WHAT IS EXPECTED: Exactly the lines from the one with "Write the matplotlib code for this chart." through the one with "plt.rcParams['font.family'] = ['Noto", inclusive, are to be repeated, and the pictures are not.

RECORDS FOR PROCESSING:
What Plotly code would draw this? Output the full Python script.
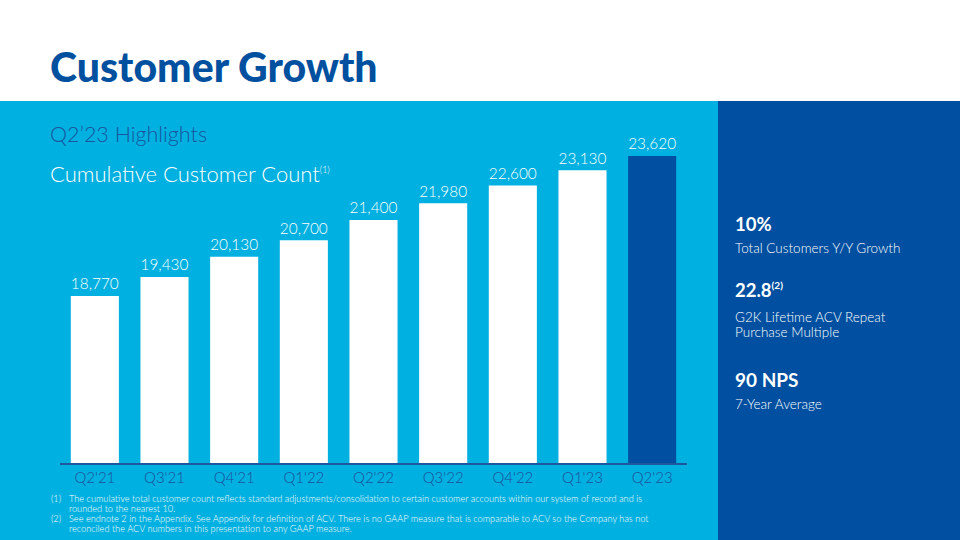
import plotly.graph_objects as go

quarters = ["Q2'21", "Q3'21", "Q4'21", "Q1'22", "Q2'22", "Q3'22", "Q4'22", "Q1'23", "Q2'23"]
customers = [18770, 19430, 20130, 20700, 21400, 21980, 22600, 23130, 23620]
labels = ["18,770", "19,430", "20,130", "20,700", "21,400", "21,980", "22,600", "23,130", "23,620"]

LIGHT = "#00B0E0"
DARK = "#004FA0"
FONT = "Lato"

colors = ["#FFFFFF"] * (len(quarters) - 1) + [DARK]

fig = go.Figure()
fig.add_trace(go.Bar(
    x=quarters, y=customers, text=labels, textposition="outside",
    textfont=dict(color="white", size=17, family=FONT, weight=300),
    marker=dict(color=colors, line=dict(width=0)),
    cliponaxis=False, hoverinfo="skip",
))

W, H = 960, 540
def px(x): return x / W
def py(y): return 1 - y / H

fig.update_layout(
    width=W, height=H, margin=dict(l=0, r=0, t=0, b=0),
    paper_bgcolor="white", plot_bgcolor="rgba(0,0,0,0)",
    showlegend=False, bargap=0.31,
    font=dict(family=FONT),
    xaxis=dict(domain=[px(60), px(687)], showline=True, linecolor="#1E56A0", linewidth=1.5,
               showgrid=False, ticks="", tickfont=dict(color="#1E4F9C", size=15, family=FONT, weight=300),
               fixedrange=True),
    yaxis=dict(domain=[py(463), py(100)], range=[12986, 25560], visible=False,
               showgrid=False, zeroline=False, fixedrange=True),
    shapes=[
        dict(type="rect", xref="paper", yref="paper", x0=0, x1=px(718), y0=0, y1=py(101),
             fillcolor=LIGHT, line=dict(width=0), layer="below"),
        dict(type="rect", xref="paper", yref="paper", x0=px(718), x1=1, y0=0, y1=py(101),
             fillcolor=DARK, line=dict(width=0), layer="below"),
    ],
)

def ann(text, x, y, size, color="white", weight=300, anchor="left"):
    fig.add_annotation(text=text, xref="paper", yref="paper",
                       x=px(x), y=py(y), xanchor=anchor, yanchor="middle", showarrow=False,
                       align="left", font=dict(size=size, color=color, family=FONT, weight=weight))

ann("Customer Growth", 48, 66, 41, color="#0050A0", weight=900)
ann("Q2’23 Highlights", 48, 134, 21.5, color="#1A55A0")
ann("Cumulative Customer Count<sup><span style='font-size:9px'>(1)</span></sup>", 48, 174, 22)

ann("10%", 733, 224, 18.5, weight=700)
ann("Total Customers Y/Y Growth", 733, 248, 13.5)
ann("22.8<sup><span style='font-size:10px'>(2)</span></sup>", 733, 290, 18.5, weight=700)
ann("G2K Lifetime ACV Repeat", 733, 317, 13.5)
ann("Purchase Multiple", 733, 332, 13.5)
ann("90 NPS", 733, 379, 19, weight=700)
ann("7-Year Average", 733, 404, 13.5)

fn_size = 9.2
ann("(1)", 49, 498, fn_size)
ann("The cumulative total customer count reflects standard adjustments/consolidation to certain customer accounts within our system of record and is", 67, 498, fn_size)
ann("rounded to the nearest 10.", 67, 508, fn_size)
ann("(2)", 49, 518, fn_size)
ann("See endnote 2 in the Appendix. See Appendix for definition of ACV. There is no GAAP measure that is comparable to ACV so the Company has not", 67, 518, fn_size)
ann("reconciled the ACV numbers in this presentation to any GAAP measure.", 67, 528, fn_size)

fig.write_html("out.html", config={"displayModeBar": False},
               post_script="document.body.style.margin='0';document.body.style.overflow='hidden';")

==

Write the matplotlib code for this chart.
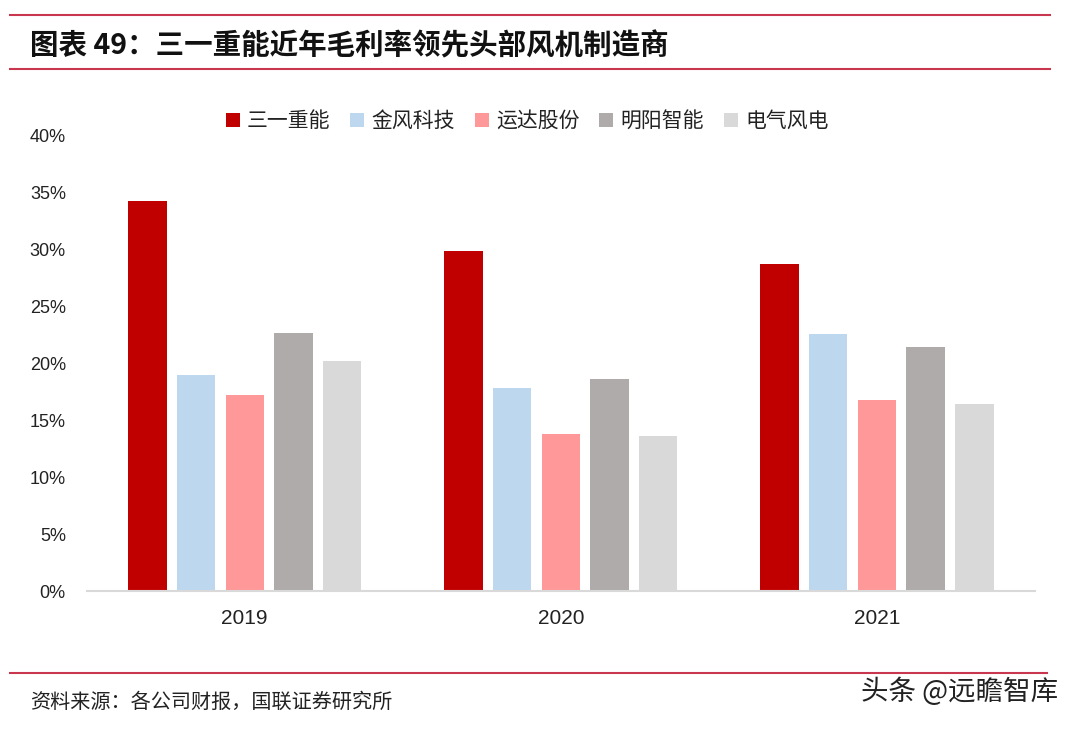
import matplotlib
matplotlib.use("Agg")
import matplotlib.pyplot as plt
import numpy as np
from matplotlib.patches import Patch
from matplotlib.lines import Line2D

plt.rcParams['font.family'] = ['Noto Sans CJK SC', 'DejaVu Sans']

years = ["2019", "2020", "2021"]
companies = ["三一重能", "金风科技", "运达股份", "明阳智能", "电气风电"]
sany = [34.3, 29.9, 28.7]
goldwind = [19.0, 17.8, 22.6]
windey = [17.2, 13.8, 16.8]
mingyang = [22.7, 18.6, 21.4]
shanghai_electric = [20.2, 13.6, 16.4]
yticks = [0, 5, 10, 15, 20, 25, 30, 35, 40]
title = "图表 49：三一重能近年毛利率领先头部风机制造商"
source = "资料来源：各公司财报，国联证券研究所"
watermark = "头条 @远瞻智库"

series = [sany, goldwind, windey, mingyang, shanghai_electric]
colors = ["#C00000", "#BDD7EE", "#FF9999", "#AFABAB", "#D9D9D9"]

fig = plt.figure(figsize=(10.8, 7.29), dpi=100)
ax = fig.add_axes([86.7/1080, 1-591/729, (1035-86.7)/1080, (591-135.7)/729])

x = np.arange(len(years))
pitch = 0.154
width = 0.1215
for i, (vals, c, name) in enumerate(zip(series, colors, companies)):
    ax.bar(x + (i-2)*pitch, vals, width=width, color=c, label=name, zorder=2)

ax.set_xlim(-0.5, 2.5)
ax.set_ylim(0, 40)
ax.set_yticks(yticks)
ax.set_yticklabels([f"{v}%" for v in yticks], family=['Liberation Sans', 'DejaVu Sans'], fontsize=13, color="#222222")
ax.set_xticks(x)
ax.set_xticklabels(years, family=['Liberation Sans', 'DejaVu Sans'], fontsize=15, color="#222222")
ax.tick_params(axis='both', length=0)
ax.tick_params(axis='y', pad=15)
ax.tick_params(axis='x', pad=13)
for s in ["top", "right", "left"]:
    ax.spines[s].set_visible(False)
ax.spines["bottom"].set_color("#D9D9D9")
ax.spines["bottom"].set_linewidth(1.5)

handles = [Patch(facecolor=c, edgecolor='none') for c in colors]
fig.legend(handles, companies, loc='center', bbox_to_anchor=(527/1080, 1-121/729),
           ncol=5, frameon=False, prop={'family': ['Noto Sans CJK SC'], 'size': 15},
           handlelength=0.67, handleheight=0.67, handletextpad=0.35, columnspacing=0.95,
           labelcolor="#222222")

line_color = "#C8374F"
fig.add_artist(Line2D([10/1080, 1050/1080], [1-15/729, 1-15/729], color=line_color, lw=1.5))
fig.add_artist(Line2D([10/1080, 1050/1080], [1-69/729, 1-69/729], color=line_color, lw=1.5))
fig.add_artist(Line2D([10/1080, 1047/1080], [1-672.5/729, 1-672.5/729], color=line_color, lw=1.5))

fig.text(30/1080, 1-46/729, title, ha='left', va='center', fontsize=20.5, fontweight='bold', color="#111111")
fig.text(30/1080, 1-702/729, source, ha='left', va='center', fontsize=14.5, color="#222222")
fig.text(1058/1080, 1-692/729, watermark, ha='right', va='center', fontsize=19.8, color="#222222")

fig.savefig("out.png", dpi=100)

TASK ANSWER:
Write the matplotlib code for this chart.
import matplotlib
matplotlib.use("Agg")
import matplotlib.pyplot as plt
import numpy as np
from matplotlib.patches import Patch
from matplotlib.lines import Line2D

plt.rcParams['font.family'] = ['Noto Sans CJK SC', 'DejaVu Sans']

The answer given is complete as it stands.